***** Source material *****
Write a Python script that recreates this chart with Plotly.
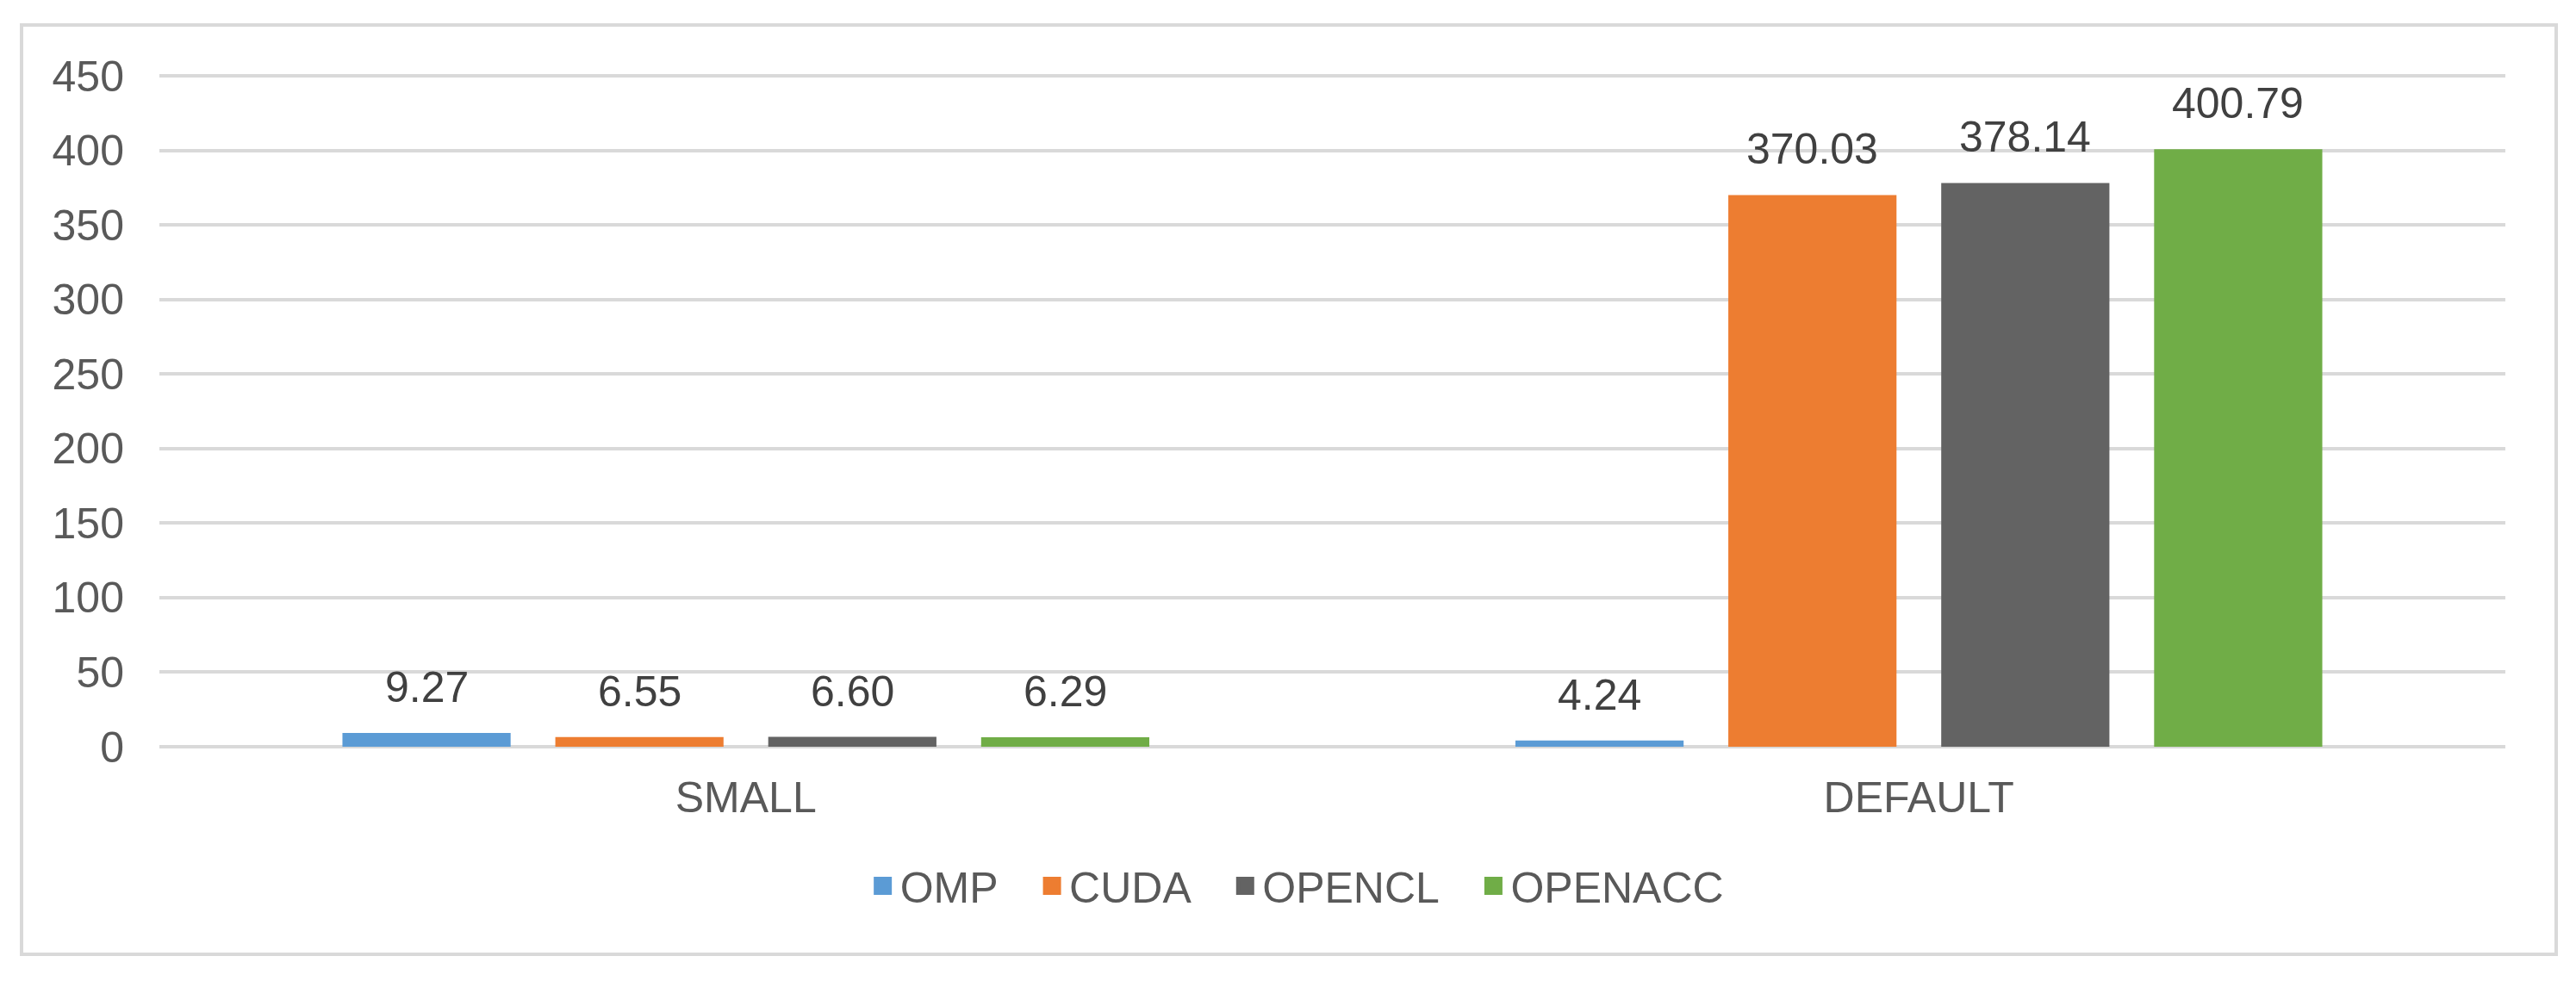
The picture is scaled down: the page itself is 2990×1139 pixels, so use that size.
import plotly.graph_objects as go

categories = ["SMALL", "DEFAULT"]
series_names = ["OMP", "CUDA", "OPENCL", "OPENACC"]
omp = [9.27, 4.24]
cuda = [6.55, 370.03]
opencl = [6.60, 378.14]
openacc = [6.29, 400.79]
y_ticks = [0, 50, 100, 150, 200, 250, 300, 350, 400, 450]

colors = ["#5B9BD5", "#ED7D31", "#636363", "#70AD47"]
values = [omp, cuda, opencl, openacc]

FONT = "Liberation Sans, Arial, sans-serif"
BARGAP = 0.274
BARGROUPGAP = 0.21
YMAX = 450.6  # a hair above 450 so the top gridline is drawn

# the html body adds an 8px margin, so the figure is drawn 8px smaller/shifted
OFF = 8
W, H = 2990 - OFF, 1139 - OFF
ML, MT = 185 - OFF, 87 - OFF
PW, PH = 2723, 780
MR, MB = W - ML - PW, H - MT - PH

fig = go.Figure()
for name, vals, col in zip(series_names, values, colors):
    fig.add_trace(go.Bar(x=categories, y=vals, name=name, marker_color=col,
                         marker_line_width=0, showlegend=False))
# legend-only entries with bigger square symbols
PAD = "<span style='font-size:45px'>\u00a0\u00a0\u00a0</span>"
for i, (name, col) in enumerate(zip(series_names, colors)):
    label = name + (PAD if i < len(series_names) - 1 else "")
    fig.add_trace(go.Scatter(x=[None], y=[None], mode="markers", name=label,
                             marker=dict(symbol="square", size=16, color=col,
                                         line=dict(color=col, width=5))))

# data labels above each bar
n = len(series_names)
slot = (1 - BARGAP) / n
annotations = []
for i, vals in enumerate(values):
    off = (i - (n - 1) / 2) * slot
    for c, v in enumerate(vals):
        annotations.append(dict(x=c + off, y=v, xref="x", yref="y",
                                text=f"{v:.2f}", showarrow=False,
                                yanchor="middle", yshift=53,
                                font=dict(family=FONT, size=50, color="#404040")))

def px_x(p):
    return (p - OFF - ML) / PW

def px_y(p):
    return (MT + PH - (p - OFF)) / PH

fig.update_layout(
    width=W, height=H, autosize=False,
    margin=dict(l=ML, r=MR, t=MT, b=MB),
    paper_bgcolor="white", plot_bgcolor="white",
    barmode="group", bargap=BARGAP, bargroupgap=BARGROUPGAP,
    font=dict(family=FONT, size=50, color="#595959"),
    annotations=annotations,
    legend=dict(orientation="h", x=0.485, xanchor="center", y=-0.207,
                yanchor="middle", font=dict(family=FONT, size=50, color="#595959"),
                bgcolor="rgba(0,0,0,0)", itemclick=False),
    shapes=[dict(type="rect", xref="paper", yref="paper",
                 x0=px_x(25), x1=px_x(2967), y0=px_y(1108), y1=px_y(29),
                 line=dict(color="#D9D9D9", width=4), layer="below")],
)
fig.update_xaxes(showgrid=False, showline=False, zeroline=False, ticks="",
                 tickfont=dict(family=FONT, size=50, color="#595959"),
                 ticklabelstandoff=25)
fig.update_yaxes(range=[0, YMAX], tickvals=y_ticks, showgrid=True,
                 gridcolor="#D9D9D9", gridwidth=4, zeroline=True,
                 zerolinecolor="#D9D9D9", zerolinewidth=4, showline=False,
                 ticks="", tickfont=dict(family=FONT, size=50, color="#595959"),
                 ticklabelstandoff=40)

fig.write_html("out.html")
*****
Stated problem
Write the listing above out again exactly, dropping each image.

Response
Write a Python script that recreates this chart with Plotly.
The picture is scaled down: the page itself is 2990×1139 pixels, so use that size.
import plotly.graph_objects as go

categories = ["SMALL", "DEFAULT"]
series_names = ["OMP", "CUDA", "OPENCL", "OPENACC"]
omp = [9.27, 4.24]
cuda = [6.55, 370.03]
opencl = [6.60, 378.14]
openacc = [6.29, 400.79]
y_ticks = [0, 50, 100, 150, 200, 250, 300, 350, 400, 450]

colors = ["#5B9BD5", "#ED7D31", "#636363", "#70AD47"]
values = [omp, cuda, opencl, openacc]

FONT = "Liberation Sans, Arial, sans-serif"
BARGAP = 0.274
BARGROUPGAP = 0.21
YMAX = 450.6  # a hair above 450 so the top gridline is drawn

# the html body adds an 8px margin, so the figure is drawn 8px smaller/shifted
OFF = 8
W, H = 2990 - OFF, 1139 - OFF
ML, MT = 185 - OFF, 87 - OFF
PW, PH = 2723, 780
MR, MB = W - ML - PW, H - MT - PH

fig = go.Figure()
for name, vals, col in zip(series_names, values, colors):
    fig.add_trace(go.Bar(x=categories, y=vals, name=name, marker_color=col,
                         marker_line_width=0, showlegend=False))
# legend-only entries with bigger square symbols
PAD = "<span style='font-size:45px'>\u00a0\u00a0\u00a0</span>"
for i, (name, col) in enumerate(zip(series_names, colors)):
    label = name + (PAD if i < len(series_names) - 1 else "")
    fig.add_trace(go.Scatter(x=[None], y=[None], mode="markers", name=label,
                             marker=dict(symbol="square", size=16, color=col,
                                         line=dict(color=col, width=5))))

# data labels above each bar
n = len(series_names)
slot = (1 - BARGAP) / n
annotations = []
for i, vals in enumerate(values):
    off = (i - (n - 1) / 2) * slot
    for c, v in enumerate(vals):
        annotations.append(dict(x=c + off, y=v, xref="x", yref="y",
                                text=f"{v:.2f}", showarrow=False,
                                yanchor="middle", yshift=53,
                                font=dict(family=FONT, size=50, color="#404040")))

def px_x(p):
    return (p - OFF - ML) / PW

def px_y(p):
    return (MT + PH - (p - OFF)) / PH

fig.update_layout(
    width=W, height=H, autosize=False,
    margin=dict(l=ML, r=MR, t=MT, b=MB),
    paper_bgcolor="white", plot_bgcolor="white",
    barmode="group", bargap=BARGAP, bargroupgap=BARGROUPGAP,
    font=dict(family=FONT, size=50, color="#595959"),
    annotations=annotations,
    legend=dict(orientation="h", x=0.485, xanchor="center", y=-0.207,
                yanchor="middle", font=dict(family=FONT, size=50, color="#595959"),
                bgcolor="rgba(0,0,0,0)", itemclick=False),
    shapes=[dict(type="rect", xref="paper", yref="paper",
                 x0=px_x(25), x1=px_x(2967), y0=px_y(1108), y1=px_y(29),
                 line=dict(color="#D9D9D9", width=4), layer="below")],
)
fig.update_xaxes(showgrid=False, showline=False, zeroline=False, ticks="",
                 tickfont=dict(family=FONT, size=50, color="#595959"),
                 ticklabelstandoff=25)
fig.update_yaxes(range=[0, YMAX], tickvals=y_ticks, showgrid=True,
                 gridcolor="#D9D9D9", gridwidth=4, zeroline=True,
                 zerolinecolor="#D9D9D9", zerolinewidth=4, showline=False,
                 ticks="", tickfont=dict(family=FONT, size=50, color="#595959"),
                 ticklabelstandoff=40)

fig.write_html("out.html")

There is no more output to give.